Created attachment 172723 [details] [review] macros: Define restrict keyword if not available This change always defines the restrict keyword if a non-C99 C compiler is used. In the case of GCC >= 4 it will be defined to __restrict__, in all other cases to nothing. This allows to use the restrict keyword unconditionally.
good idea. please push after freeze :)
commit a797b9f22bf548ff5caa70d670d26aaaade6540e Author: Sebastian Dröge <sebastian.droege@collabora.co.uk> Date: Tue Oct 19 15:52:30 2010 +0200 macros: Define restrict keyword if not available This change always defines the restrict keyword if a non-C99 C compiler is used. In the case of GCC >= 4 it will be defined to __restrict__, in all other cases to nothing. This allows to use the restrict keyword unconditionally.

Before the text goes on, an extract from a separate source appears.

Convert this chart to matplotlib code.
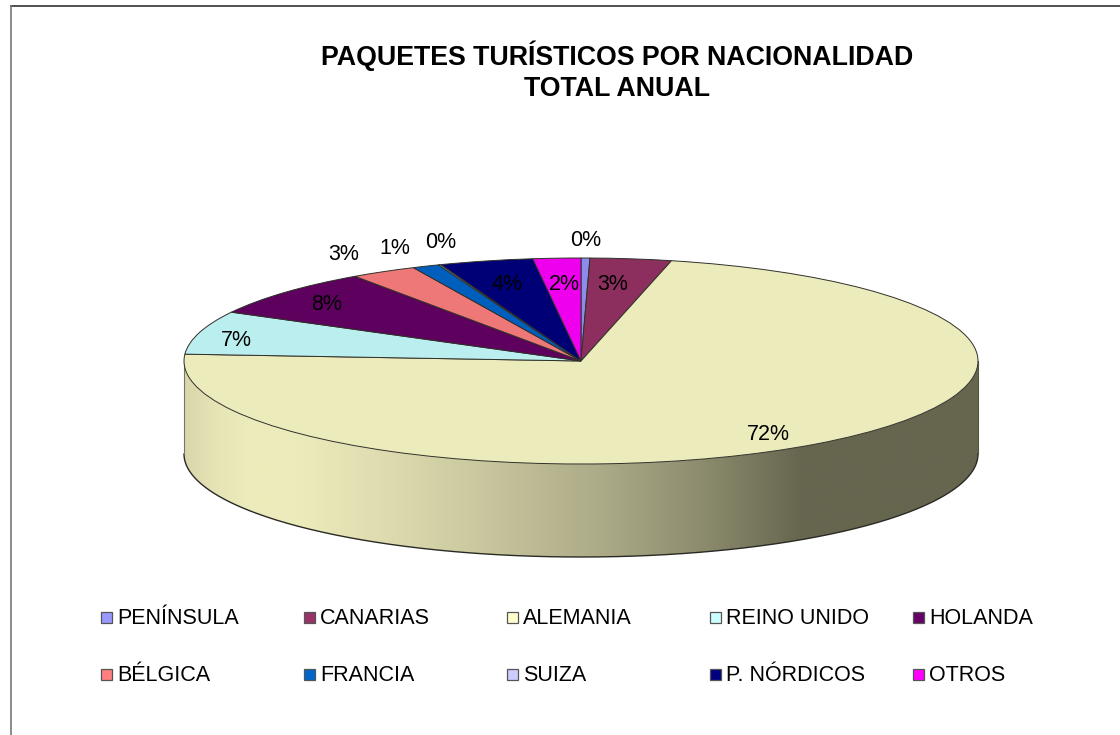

Do we really want to do this in the global namespace? If we want to use this in headers, we should define GST_RESTRICT.
What problems do you see here? It's the same as for "inline", which is defined by GLib headers if it isn't available
Good point. I suppose the only error is if some theoretical non-gcc compiler supports restrict, but not c99. In that case, any 'restrict' in user code gets defined away, which *might* cause a minor performance loss. We can deal with that if it happens.